I work in a VE unit with EBD students. The goal first and foremost is helping them manage their behaviors in and out of the classroom so they can be successful both academically and socially. It’s a life lesson and as we all know life can be challenging, even in the best of circumstances. One of the most difficult aspects of this work for me has been the exclusion piece. We are our own classroom and our students’ interaction with the general education population is limited to lunch, recess and related arts.
This week while celebrating the end of the school year in one related arts class, a side effect of exclusion raised its ugly head. A group photo was being taken at the end of an event and immediately one student said to mine: “You’re not in our class.” My defenses and advocacy alert were activated. As hurtful as the comment was to hear, the student was vocalizing a lesson that has been silently taught for years― if you’re different, you don’t belong with us. If you have a disability, you don’t belong with us.
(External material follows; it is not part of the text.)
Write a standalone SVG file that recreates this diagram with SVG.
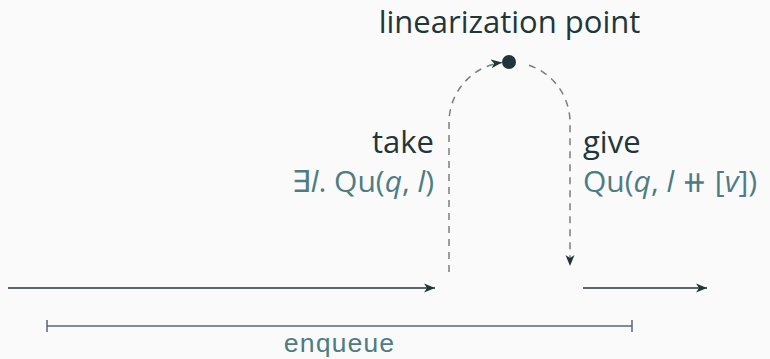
<svg xmlns="http://www.w3.org/2000/svg" width="770" height="359" viewBox="0 0 770 359">
<defs>
<style>
.lbl{font-family:"Open Sans","Noto Sans",sans-serif;font-size:31px;fill:#22363a}
.math{font-family:"Open Sans","Noto Sans","DejaVu Sans",sans-serif;font-size:30px;fill:#4d7c84}
.it{font-style:italic}
.mono{font-family:"Liberation Mono","DejaVu Sans Mono",monospace;font-size:26.5px;fill:#4d7c84}
.dash{fill:none;stroke:#7a7f80;stroke-width:1.5;stroke-dasharray:7 6}
.solid{fill:none;stroke:#22363a;stroke-width:1.5}
.brk{fill:none;stroke:#55696c;stroke-width:1.5}
</style>
<marker id="ah" markerUnits="userSpaceOnUse" markerWidth="12" markerHeight="10" refX="11" refY="5" orient="auto" viewBox="0 0 12 10">
<path d="M0,0.5 L11,5 L0,9.5 L3,5 z" fill="#22363a"/>
</marker>
</defs>
<rect width="770" height="359" fill="#fafafa"/>
<g id="connectors">
<path class="solid" d="M8,288 H435" marker-end="url(#ah)"/>
<path class="solid" d="M583,288 H707" marker-end="url(#ah)"/>
<path class="dash" d="M449,272 V122.5 A60.5,60.5 0 0 1 502,62.5" marker-end="url(#ah)"/>
<path class="dash" d="M529,65.2 A60.5,60.5 0 0 1 570,122.5 V266" marker-end="url(#ah)"/>
<path class="brk" d="M47,326 H632 M47,320 V332 M632,320 V332"/>
</g>
<g id="point">
<circle cx="509" cy="62" r="7" fill="#22363a"/>
<text class="lbl" x="509.5" y="33" text-anchor="middle">linearization point</text>
</g>
<g id="take">
<text class="lbl" x="434" y="153" text-anchor="end">take</text>
<text class="math" x="434" y="192" text-anchor="end">∃<tspan class="it">l</tspan>. Qu(<tspan class="it">q</tspan>, <tspan class="it">l</tspan>)</text>
</g>
<g id="give">
<text class="lbl" x="583" y="153">give</text>
<text class="math" x="583" y="192">Qu(<tspan class="it">q</tspan>, <tspan class="it">l</tspan> ⧺ [<tspan class="it">v</tspan>])</text>
</g>
<g id="enqueue">
<text class="mono" x="339" y="352" text-anchor="middle">enqueue</text>
</g>
</svg>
If you look, dress, sound, learn, act or express yourself differently then you don’t belong. A lesson taught without pen, paper or textbook, yet making a powerful impression nonetheless. Taught by so many who never realize that is the lesson being schooled, day after day.
Children see another group of children separated from them and wonder why. It’s natural curiosity but for some reason we miss a valuable opportunity to teach and instill compassion. Like many, children will assume or even make up the pieces they don’t understand to fill a void. If we don’t educate, we alienate. So is it surprising that failure to communicate, accept and include results in the outcomes we see all too often? How do we expect our students to be received as equals in an environment hand selected for them in random moments of opportunity? What do exclusionary practices teach not only our children but the rest of the world? The answer is easy– ableism. The question is, how do we stop it?
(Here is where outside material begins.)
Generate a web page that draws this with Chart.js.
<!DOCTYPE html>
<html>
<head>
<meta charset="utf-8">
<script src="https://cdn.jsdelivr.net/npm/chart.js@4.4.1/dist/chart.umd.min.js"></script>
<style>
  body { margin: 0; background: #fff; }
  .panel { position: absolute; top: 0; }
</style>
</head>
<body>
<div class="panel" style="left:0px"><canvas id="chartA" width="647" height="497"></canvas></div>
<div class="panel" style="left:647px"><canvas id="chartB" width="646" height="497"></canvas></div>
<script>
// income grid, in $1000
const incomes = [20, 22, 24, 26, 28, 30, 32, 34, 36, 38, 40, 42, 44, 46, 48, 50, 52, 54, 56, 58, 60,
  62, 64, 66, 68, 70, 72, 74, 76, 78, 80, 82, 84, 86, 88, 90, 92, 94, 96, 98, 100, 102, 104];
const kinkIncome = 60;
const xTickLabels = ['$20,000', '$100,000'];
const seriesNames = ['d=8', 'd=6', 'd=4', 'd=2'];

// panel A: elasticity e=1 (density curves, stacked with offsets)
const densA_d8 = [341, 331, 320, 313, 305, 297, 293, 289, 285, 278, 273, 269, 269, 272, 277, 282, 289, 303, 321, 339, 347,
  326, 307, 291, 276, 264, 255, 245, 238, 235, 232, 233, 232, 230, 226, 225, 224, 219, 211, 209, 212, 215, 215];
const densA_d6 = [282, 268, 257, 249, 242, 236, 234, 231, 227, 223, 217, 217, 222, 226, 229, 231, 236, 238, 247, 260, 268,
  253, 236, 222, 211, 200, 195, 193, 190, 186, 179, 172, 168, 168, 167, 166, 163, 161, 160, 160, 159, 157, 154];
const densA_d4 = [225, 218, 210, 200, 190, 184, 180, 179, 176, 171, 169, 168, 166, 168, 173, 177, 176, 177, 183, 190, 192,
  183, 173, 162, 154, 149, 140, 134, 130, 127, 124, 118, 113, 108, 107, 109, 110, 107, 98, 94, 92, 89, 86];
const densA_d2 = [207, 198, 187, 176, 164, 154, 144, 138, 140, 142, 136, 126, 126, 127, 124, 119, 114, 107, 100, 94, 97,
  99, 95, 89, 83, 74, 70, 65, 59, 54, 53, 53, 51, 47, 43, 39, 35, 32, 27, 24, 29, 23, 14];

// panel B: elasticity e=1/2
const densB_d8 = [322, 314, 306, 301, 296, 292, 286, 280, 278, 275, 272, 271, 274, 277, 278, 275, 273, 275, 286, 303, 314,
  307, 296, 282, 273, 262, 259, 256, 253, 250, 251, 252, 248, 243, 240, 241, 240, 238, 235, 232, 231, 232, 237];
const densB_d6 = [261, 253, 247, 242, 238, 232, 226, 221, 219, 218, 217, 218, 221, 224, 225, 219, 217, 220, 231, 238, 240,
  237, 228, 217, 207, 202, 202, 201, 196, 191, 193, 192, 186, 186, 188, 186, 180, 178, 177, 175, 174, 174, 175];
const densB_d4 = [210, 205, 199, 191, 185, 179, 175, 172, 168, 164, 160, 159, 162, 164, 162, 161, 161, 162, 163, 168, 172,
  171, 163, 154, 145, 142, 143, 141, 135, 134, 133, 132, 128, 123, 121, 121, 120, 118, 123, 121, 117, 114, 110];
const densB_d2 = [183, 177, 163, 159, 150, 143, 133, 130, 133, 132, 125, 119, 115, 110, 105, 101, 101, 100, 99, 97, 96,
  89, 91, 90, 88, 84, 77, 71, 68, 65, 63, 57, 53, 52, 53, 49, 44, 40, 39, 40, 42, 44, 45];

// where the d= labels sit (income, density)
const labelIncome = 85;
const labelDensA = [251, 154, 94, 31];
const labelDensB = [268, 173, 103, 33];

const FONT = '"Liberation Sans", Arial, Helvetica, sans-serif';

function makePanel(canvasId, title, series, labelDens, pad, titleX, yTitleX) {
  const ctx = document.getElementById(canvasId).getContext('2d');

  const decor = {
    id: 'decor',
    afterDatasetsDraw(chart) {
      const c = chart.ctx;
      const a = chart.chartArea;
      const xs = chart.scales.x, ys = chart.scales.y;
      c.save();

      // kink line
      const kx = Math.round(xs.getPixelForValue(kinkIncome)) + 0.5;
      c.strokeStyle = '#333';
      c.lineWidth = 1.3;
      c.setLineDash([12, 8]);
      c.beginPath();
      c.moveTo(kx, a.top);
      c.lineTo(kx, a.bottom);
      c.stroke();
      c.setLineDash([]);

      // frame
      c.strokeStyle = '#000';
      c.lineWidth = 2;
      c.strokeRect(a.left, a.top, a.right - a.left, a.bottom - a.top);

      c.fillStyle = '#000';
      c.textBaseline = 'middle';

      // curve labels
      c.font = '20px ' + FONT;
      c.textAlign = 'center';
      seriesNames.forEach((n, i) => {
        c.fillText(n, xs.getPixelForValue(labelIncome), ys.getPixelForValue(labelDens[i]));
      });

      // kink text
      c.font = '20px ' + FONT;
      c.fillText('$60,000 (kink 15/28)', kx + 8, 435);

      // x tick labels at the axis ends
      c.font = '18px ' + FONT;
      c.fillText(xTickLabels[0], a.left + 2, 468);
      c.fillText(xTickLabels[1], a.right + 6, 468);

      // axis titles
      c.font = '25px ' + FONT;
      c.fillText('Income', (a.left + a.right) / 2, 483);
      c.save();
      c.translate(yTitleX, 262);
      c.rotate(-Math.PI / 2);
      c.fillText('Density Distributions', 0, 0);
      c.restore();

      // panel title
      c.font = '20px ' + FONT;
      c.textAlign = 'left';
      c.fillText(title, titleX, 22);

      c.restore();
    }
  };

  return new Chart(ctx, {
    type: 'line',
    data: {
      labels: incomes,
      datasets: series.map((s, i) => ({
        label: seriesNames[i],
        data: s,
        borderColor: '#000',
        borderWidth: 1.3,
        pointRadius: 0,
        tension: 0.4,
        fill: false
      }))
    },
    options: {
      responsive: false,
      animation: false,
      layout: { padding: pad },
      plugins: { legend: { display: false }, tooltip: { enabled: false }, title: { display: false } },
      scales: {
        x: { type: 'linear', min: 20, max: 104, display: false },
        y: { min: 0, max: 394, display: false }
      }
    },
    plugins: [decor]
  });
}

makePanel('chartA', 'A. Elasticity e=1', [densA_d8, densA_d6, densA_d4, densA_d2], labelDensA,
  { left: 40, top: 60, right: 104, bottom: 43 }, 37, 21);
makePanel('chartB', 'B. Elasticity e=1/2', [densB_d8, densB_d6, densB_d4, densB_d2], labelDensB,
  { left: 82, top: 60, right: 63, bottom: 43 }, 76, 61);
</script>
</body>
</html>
Sadly this lesson isn’t limited to children. Adults often go to the top of the class on this one. A few months ago while monitoring 5th grade lunch a parent of one of the students approached me. As we were chatting he asked about my role at the school. After filling him in on my job description he promptly responded, “Oh you work with the bad kids!” Resisting the immediate urge to place a dunce cap on his head verbally, I paused and regrouped. Instead, I gave him a big smile and said, “Yes, they are Michael Jackson ‘bad’― fabulous, entertaining and sadly at times very misunderstood. Most adults could never accomplish what these children do every day under scrutiny and judgment.” He looked confused and a bit embarrassed, but hopefully he will think again before making comments about those he knows very little about. Never judge a book by its cover.
It has me thinking a lot about next year even before this one has even ended. Ways to advocate for change and inclusion in more than just 70 minutes a day. How to teach others to recognize ableism in its numerous forms and the hurt it causes those on the receiving end. How to lift one and other both in and out of the classroom without putting others down. Rising to a level of understanding and compassion that disables ableism and enables all to grow in their own way.
At our school the acronym we use is SAIL. It reminds the students of the expectations to be safe, respectful and responsible. The L stands for learn and lead by example.
Next year I think that’s the perfect place to start a new lesson on inclusion and acceptance for all.